ALL ACCESS PASS



Step 1: Decision to Buy

Tips to Get the Down Payment
Many homebuyers spend several years trying to save for a down payment. During the last seven years, the housing market has seen double-digit annual appreciation rates. This can seem frustrating, as the homes get more and more expensive during the down-payment saving process. Sometimes it feels like you never catch up.

Although it is prudent to use a 20% (of the purchase price) down payment, there are many examples where this thinking can cost a buyer a lot of money. For instance, if you continue to rent for an extra year to save for the large down payment, the real estate market may have increased the price of that home by 10% or more. On a $500,000 home, this means the buyer has to pay $50,000 more because they waited. In addition, significant tax reductions are lost during the extra rental year.

If you want to expedite your path to home ownership here are some creative ways to finance your purchase:
  • Use a home equity line second mortgage. Many borrowers with good credit can couple a traditional 80% mortgage with an interest only home equity line at or near the prime rate with as little as 5% down. This also avoids mortgage insurance costs and provides a much better interest rate than risky low down loans.

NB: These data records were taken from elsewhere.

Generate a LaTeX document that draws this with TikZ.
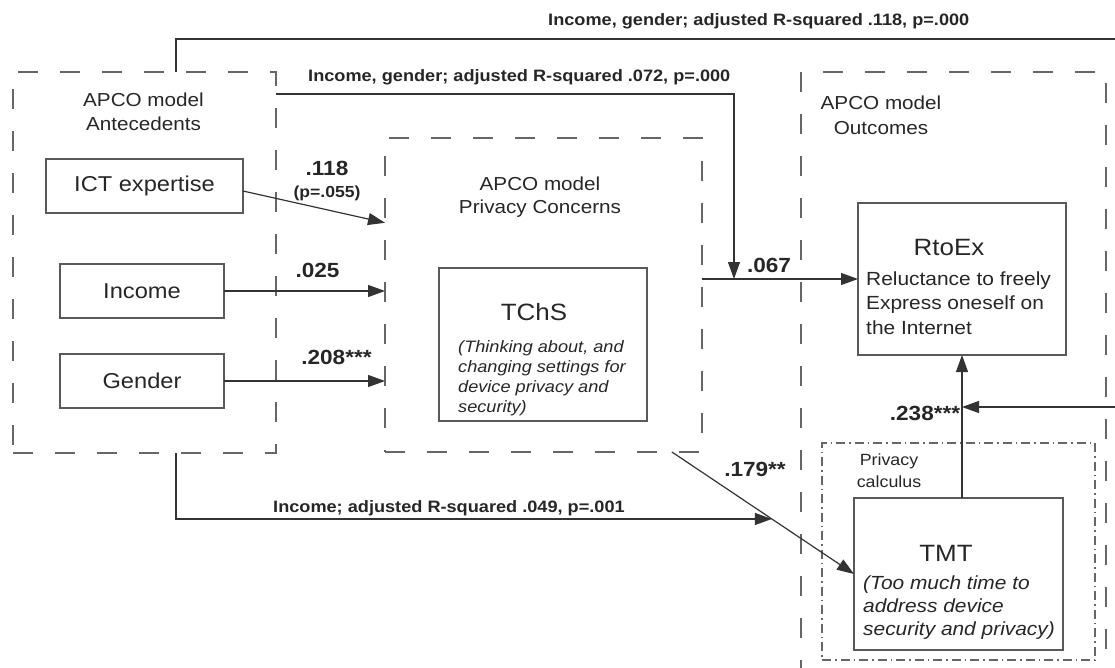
\documentclass[tikz,border=0pt]{standalone}
\usepackage{fontspec}
\setmainfont{Liberation Sans}[FakeStretch=1.1]
\usetikzlibrary{arrows.meta,calc}
\newcommand\fsz[2]{\fontsize{#1}{#2}\selectfont}

\begin{document}
\begin{tikzpicture}[x=1pt,y=-1pt,
  group/.style={draw=black!60, line width=1.6pt, dash pattern=on 20pt off 22pt,
                inner sep=0pt, outer sep=0pt},
  calcbox/.style={draw=black!60, line width=1.3pt,
                dash pattern=on 9pt off 4pt on 1.5pt off 4pt, inner sep=0pt, outer sep=0pt},
  box/.style={draw=black!65, line width=1.5pt, inner sep=0pt, outer sep=0pt, text=black!85},
  lbl/.style={text=black!85, inner sep=0pt},
  coef/.style={lbl, font=\bfseries\fsz{20.5}{22}},
  note/.style={lbl, font=\bfseries\fsz{16.5}{20}, anchor=west},
  conn/.style={draw=black!80, line width=1.2pt},
  arr/.style={conn, -{Triangle[length=17pt,width=12pt]}},
]
\useasboundingbox (0,0) rectangle (1115,668);

% group frames
\node[group, minimum width=263pt, minimum height=381pt] (ant) at (144.5,262.5) {};
\node[group, minimum width=317pt, minimum height=314pt] (pc) at (543.5,295) {};
\node[group, minimum width=305pt, minimum height=608pt] (out) at (953.5,376) {};
\node[calcbox, fill=white, minimum width=273pt, minimum height=217pt] (calc) at (958.5,551.5) {};

% group titles
\node[lbl, align=center, font=\fsz{18.8}{24}] (antT) at (143.5,112) {APCO model\\Antecedents};
\node[lbl, align=center, font=\fsz{18.8}{23}] (pcT) at (540,197.5) {APCO model\\Privacy Concerns};
\node[lbl, align=center, font=\fsz{18.8}{25}] (outT) at (881,115.5) {APCO model\\Outcomes};
\node[lbl, align=center, font=\fsz{16.2}{22}] (calcT) at (889,471) {Privacy\\calculus};

% antecedent boxes
\node[box, minimum width=197pt, minimum height=54pt, font=\fsz{21.5}{24}] (ict) at (144.5,186) {ICT expertise};
\node[box, minimum width=164pt, minimum height=54pt, font=\fsz{21.5}{24}] (inc) at (142,291) {Income};
\node[box, minimum width=164pt, minimum height=54pt, font=\fsz{21.5}{24}] (gen) at (142,381) {Gender};

% construct boxes
\node[box, minimum width=208pt, minimum height=153pt] (tchs) at (543,344.5) {};
\node[lbl, font=\fsz{23.6}{26}] (tchsT) at (534,312) {TChS};
\node[lbl, align=left, anchor=west, font=\itshape\fsz{16.5}{20}] (tchsD) at (458,378)
  {(Thinking about, and\\changing settings for\\device privacy and\\security)};

\node[box, minimum width=208pt, minimum height=152pt] (rto) at (962,279) {};
\node[lbl, font=\fsz{23.6}{26}] (rtoT) at (949,247) {RtoEx};
\node[lbl, align=left, anchor=west, font=\fsz{19}{24.5}] (rtoD) at (866,303)
  {Reluctance to freely\\Express oneself on\\the Internet};

\node[box, fill=white, minimum width=209pt, minimum height=152pt] (tmt) at (958.5,574) {};
\node[lbl, font=\fsz{23.6}{26}] (tmtT) at (946,553) {TMT};
\node[lbl, align=left, anchor=west, font=\itshape\fsz{19}{23}] (tmtD) at (863,608)
  {(Too much time to\\address device\\security and privacy)};

% paths into Privacy Concerns
\draw[arr] ($(ict.east)+(0,5)$) -- ($(pc.north west)!0.27!(pc.south west)$);
\draw[arr] (inc.east) -- (inc.east -| pc.west);
\draw[arr] (gen.east) -- (gen.east -| pc.west);

% Privacy Concerns -> RtoEx, with the control path dropping onto it
\draw[arr] (pc.east |- rto.west) -- (rto.west);
\draw[arr] ($(ant.north east)!0.058!(ant.south east)$) -| ($(pc.east |- rto.west)!0.205!(rto.west)$);

% Privacy Concerns -> TMT, with the control path meeting it
\coordinate (p1) at ($(pc.south west)!0.905!(pc.south east)$);
\draw[arr] (p1) -- (tmt.west);
\draw[arr] ($(ant.south west)!0.62!(ant.south east)$) |- ($(p1)!0.549!(tmt.west)$);

% TMT -> RtoEx, with the control path from the top
\draw[arr] (tmt.north -| rto.south) -- (rto.south);
\coordinate (topy) at (0,39);
\coordinate (r238) at (1130,407);
\draw[arr] ($(ant.north west)!0.62!(ant.north east)$) |- (r238 |- topy) -- (r238) -- (r238 -| rto.south);

% coefficients
\node[coef] (c118) at (327,168.5) {.118};
\node[lbl, font=\bfseries\fsz{16}{18}] (p055) at (327,193.5) {(p=.055)};
\node[coef] (c025) at (317.5,270) {.025};
\node[coef] (c208) at (336.5,357) {.208***};
\node[coef] (c067) at (769,265) {.067};
\node[coef] (c238) at (925,413) {.238***};
\node[coef] (c179) at (755,469.5) {.179**};

% control-variable notes
\node[note] (n118) at (548,21) {Income, gender; adjusted R-squared .118, p=.000};
\node[note] (n072) at (308,77) {Income, gender; adjusted R-squared .072, p=.000};
\node[note] (n049) at (273,508) {Income; adjusted R-squared .049, p=.001};
\end{tikzpicture}
\end{document}
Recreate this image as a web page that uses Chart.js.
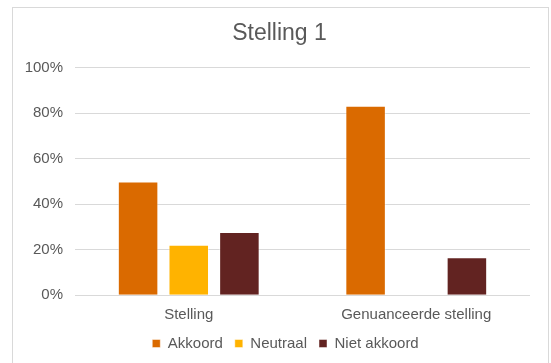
<!DOCTYPE html>
<html>
<head>
<meta charset="utf-8">
<script src="https://cdn.jsdelivr.net/npm/chart.js@4"></script>
<style>
  html, body { margin: 0; padding: 0; background: #fff; overflow: hidden; }
  #wrap { position: relative; width: 551px; height: 363px; }
  #frame { position: absolute; left: 12px; top: 7px; width: 537px; height: 400px; border: 1px solid #d9d9d9; box-sizing: border-box; }
  #box { position: absolute; left: 0; top: 0; width: 551px; height: 363px; }
</style>
</head>
<body>
<div id="wrap">
  <div id="frame"></div>
  <div id="box"><canvas id="chart"></canvas></div>
</div>
<script>
// data (percent)
const categories = ['Stelling', 'Genuanceerde stelling'];
const akkoord = [50, 83.3];
const neutraal = [22.2, 0];
const nietAkkoord = [27.8, 16.7];
const yTicks = [0, 20, 40, 60, 80, 100];

const grey = '#595959';
const fontFamily = "'Liberation Sans', Arial, sans-serif";
Chart.defaults.font.family = fontFamily;
Chart.defaults.color = grey;

const barStyle = {
    borderWidth: 1,
    borderColor: 'rgba(255, 255, 255, 0.45)',
    borderSkipped: 'bottom',
    categoryPercentage: 0.668,
    barPercentage: 0.8
};

// nudge the legend a bit to the right, like the original
const legendShift = {
    id: 'legendShift',
    afterLayout(chart) {
        const lg = chart.legend;
        if (lg) { lg.left += 6; lg.right += 6; }
    }
};

new Chart(document.getElementById('chart'), {
    type: 'bar',
    data: {
        labels: categories,
        datasets: [
            { label: 'Akkoord', data: akkoord, backgroundColor: '#da6a00', ...barStyle },
            { label: 'Neutraal', data: neutraal, backgroundColor: '#ffb300', ...barStyle },
            { label: 'Niet akkoord', data: nietAkkoord, backgroundColor: '#622321', ...barStyle }
        ]
    },
    plugins: [legendShift],
    options: {
        responsive: true,
        maintainAspectRatio: false,
        animation: false,
        layout: { padding: { left: 12, right: 4, top: 0, bottom: 2 } },
        plugins: {
            tooltip: { enabled: false },
            title: {
                display: true,
                text: 'Stelling 1',
                color: grey,
                font: { size: 23, weight: 'normal' },
                padding: { top: 20, bottom: 20 }
            },
            legend: {
                position: 'bottom',
                labels: {
                    color: grey,
                    font: { size: 15 },
                    boxWidth: 8,
                    boxHeight: 8,
                    padding: 12
                }
            }
        },
        scales: {
            x: {
                grid: { display: false },
                border: { display: false },
                ticks: { color: grey, font: { size: 15 }, padding: 2.5 },
                afterFit: (s) => { s.height = 28.7; }
            },
            y: {
                min: 0,
                max: 100,
                afterBuildTicks: (s) => { s.ticks = yTicks.map(v => ({ value: v })); },
                grid: { color: '#d9d9d9', lineWidth: 1, drawTicks: false },
                border: { display: false },
                ticks: {
                    color: grey,
                    font: { size: 15 },
                    padding: 12,
                    callback: (v) => v + '%'
                },
                afterFit: (s) => { s.width = 63; }
            },
            y2: {
                type: 'linear',
                position: 'right',
                grid: { display: false },
                border: { display: false },
                ticks: { display: false },
                afterFit: (s) => { s.width = 17; }
            }
        }
    }
});
</script>
</body>
</html>
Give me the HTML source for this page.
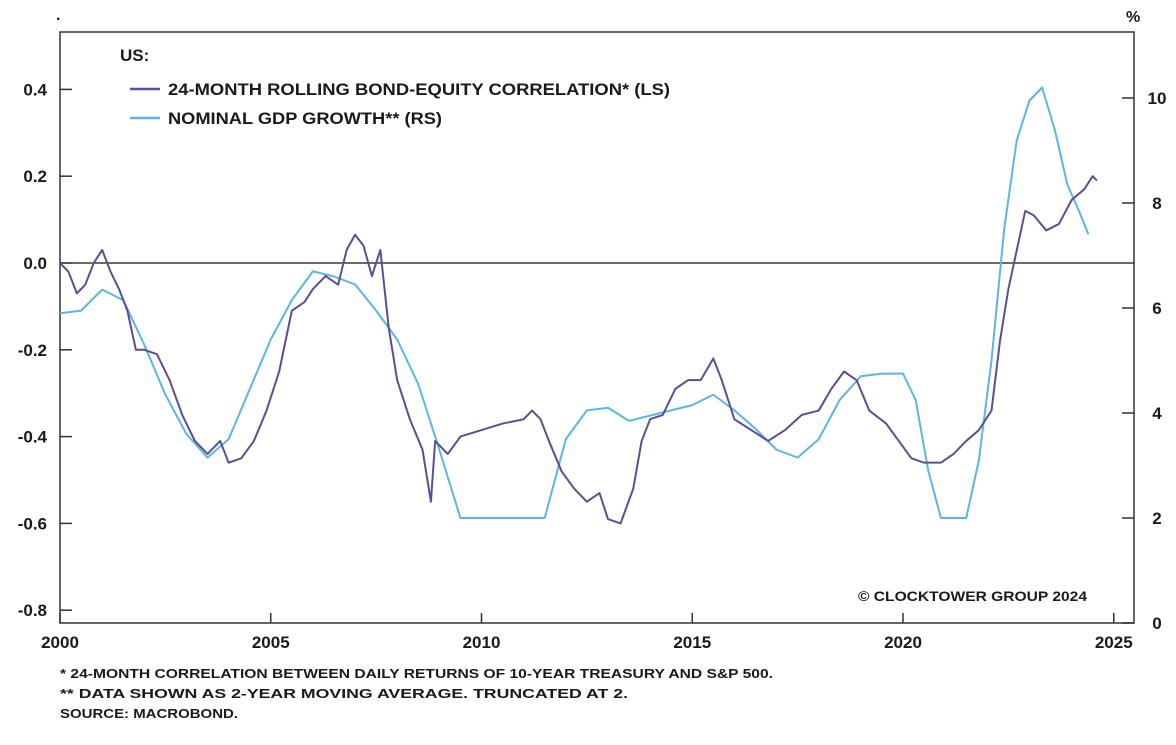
<!DOCTYPE html>
<html><head><meta charset="utf-8"><style>
html,body{margin:0;padding:0;background:#fff;}
svg text{font-family:"Liberation Sans",sans-serif;font-weight:bold;fill:#1a1a1a;}
</style></head><body>
<svg id="chart" width="1176" height="740" viewBox="0 0 1176 740" xmlns="http://www.w3.org/2000/svg">
<rect x="0" y="0" width="1176" height="740" fill="#fff"/>
<g id="axes"></g>
<g id="series"></g>
<text x="56" y="20" font-size="16">.</text>
<text x="1126" y="22" font-size="16">%</text>
<g>
<text x="120" y="61" font-size="17">US:</text>
<line x1="130" y1="89" x2="160" y2="89" stroke="#5b4e96" stroke-width="2.5"/>
<text x="168" y="95" font-size="17" textLength="502" lengthAdjust="spacingAndGlyphs">24-MONTH ROLLING BOND-EQUITY CORRELATION* (LS)</text>
<line x1="130" y1="118" x2="160" y2="118" stroke="#5ab6e6" stroke-width="2.5"/>
<text x="168" y="124" font-size="17" textLength="274" lengthAdjust="spacingAndGlyphs">NOMINAL GDP GROWTH** (RS)</text>
</g>
<text x="858" y="601" font-size="14" textLength="229" lengthAdjust="spacingAndGlyphs">© CLOCKTOWER GROUP 2024</text>
<text x="60" y="678" font-size="13" textLength="713" lengthAdjust="spacingAndGlyphs">* 24-MONTH CORRELATION BETWEEN DAILY RETURNS OF 10-YEAR TREASURY AND S&amp;P 500.</text>
<text x="60" y="698" font-size="13" textLength="568" lengthAdjust="spacingAndGlyphs">** DATA SHOWN AS 2-YEAR MOVING AVERAGE. TRUNCATED AT 2.</text>
<text x="60" y="718" font-size="13" textLength="178" lengthAdjust="spacingAndGlyphs">SOURCE: MACROBOND.</text>
</svg>
<script>
const xTicks=[2000,2005,2010,2015,2020,2025];
const leftTicks=[0.4,0.2,0.0,-0.2,-0.4,-0.6,-0.8];
const leftLabels=["0.4","0.2","0.0","-0.2","-0.4","-0.6","-0.8"];
const rightTicks=[10,8,6,4,2,0];
const corrDates=[2000.0,2000.2,2000.4,2000.6,2000.8,2001.0,2001.2,2001.4,2001.6,2001.8,2002.0,2002.3,2002.6,2002.9,2003.2,2003.5,2003.8,2004.0,2004.3,2004.6,2004.9,2005.2,2005.5,2005.8,2006.0,2006.3,2006.6,2006.8,2007.0,2007.2,2007.4,2007.6,2007.8,2008.0,2008.3,2008.6,2008.8,2008.9,2009.2,2009.5,2010.0,2010.5,2011.0,2011.2,2011.4,2011.6,2011.9,2012.2,2012.5,2012.8,2013.0,2013.3,2013.6,2013.8,2014.0,2014.3,2014.6,2014.9,2015.2,2015.5,2015.7,2016.0,2016.4,2016.8,2017.2,2017.6,2018.0,2018.3,2018.6,2018.9,2019.2,2019.6,2019.9,2020.2,2020.5,2020.9,2021.2,2021.5,2021.8,2022.1,2022.3,2022.5,2022.7,2022.9,2023.1,2023.4,2023.7,2024.0,2024.3,2024.5,2024.6];
const corrValues=[0.0,-0.02,-0.07,-0.05,0.0,0.03,-0.02,-0.06,-0.11,-0.2,-0.2,-0.21,-0.27,-0.35,-0.41,-0.44,-0.41,-0.46,-0.45,-0.41,-0.34,-0.25,-0.11,-0.09,-0.06,-0.03,-0.05,0.03,0.065,0.04,-0.03,0.03,-0.15,-0.27,-0.36,-0.43,-0.55,-0.41,-0.44,-0.4,-0.385,-0.37,-0.36,-0.34,-0.36,-0.41,-0.48,-0.52,-0.55,-0.53,-0.59,-0.6,-0.52,-0.41,-0.36,-0.35,-0.29,-0.27,-0.27,-0.22,-0.27,-0.36,-0.385,-0.41,-0.385,-0.35,-0.34,-0.29,-0.25,-0.27,-0.34,-0.37,-0.41,-0.45,-0.46,-0.46,-0.44,-0.41,-0.385,-0.34,-0.18,-0.06,0.03,0.12,0.11,0.075,0.09,0.145,0.17,0.2,0.19];
const gdpDates=[2000.0,2000.5,2001.0,2001.5,2002.0,2002.5,2003.0,2003.5,2004.0,2004.5,2005.0,2005.5,2006.0,2006.5,2007.0,2007.5,2008.0,2008.5,2009.0,2009.5,2011.5,2012.0,2012.5,2013.0,2013.5,2014.0,2014.5,2015.0,2015.5,2016.0,2016.5,2017.0,2017.5,2018.0,2018.5,2019.0,2019.5,2020.0,2020.3,2020.6,2020.9,2021.5,2021.8,2022.1,2022.4,2022.7,2023.0,2023.3,2023.6,2023.9,2024.2,2024.4];
const gdpValues=[5.9,5.95,6.35,6.15,5.3,4.35,3.6,3.15,3.5,4.45,5.4,6.15,6.7,6.6,6.45,5.95,5.4,4.55,3.3,2.0,2.0,3.5,4.05,4.1,3.85,3.95,4.05,4.15,4.35,4.05,3.7,3.3,3.15,3.5,4.25,4.7,4.75,4.75,4.25,2.9,2.0,2.0,3.1,5.0,7.5,9.2,9.95,10.2,9.4,8.35,7.8,7.4];

const L=60,R=1134,T=32,B=623;
const xS=y=>60+(y-2000)*42.15;
const yL=v=>263-v*434;
const yR=v=>623-v*52.5;
const NS="http://www.w3.org/2000/svg";
function mk(tag,attrs,parent){const e=document.createElementNS(NS,tag);for(const k in attrs)e.setAttribute(k,attrs[k]);parent.appendChild(e);return e;}
const ax=document.getElementById('axes'),se=document.getElementById('series');
let f=mk('rect',{x:L,y:T,width:R-L,height:B-T,fill:'none',stroke:'#333','stroke-width':1.5},ax);


let z=mk('line',{x1:L,x2:R,y1:yL(0),y2:yL(0),stroke:'#111','stroke-width':1.2},ax);


xTicks.forEach(t=>{const x=xS(t);
 let l=mk('line',{x1:x,x2:x,y1:B,y2:B-10,stroke:'#333','stroke-width':1.5},ax);
 
 
 let tx=mk('text',{x:x,y:B+25,'font-size':17,'text-anchor':'middle'},ax);tx.textContent=t;
 
 });
leftTicks.forEach((t,i)=>{const y=yL(t);
 let l=mk('line',{x1:L,x2:L+12,y1:y,y2:y,stroke:'#333','stroke-width':1.5},ax);
 
 
 let tx=mk('text',{x:47,y:y+6,'font-size':17,'text-anchor':'end'},ax);tx.textContent=leftLabels[i];
 
 });
rightTicks.forEach(t=>{const y=yR(t);
 let l=mk('line',{x1:R-12,x2:R,y1:y,y2:y,stroke:'#333','stroke-width':1.5},ax);
 
 
 let tx=mk('text',{x:1157,y:y+6,'font-size':17,'text-anchor':'middle'},ax);tx.textContent=t;
 
 });
let g=mk('polyline',{points:gdpDates.map((d,i)=>xS(d)+','+yR(gdpValues[i])).join(' '),fill:'none',stroke:'#5ab6e6','stroke-width':2,'stroke-linejoin':'round'},se);


let c=mk('polyline',{points:corrDates.map((d,i)=>xS(d)+','+yL(corrValues[i])).join(' '),fill:'none',stroke:'#5b4e96','stroke-width':2,'stroke-linejoin':'round'},se);


</script>
</body></html>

  • Borrow from your 401k or IRA. IRA funds can typically be rolled over for 60 days. This will allow you to close the transaction and pay back your IRA later to avoid taxes and penalties. Some 401k plans allow you to borrow money from yourself to buy a home. Although many financial planners frown at early withdrawals, first time homebuyers can avoid the 10% penalty for up to $10,000 if the funds are used to buy a home. If the market is going up, the tax savings and property appreciation more than justify paying the extra tax.


  • Use funds from relatives.
Talk to a good mortgage broker or buyer agent about the financial strategies best suited for your situation.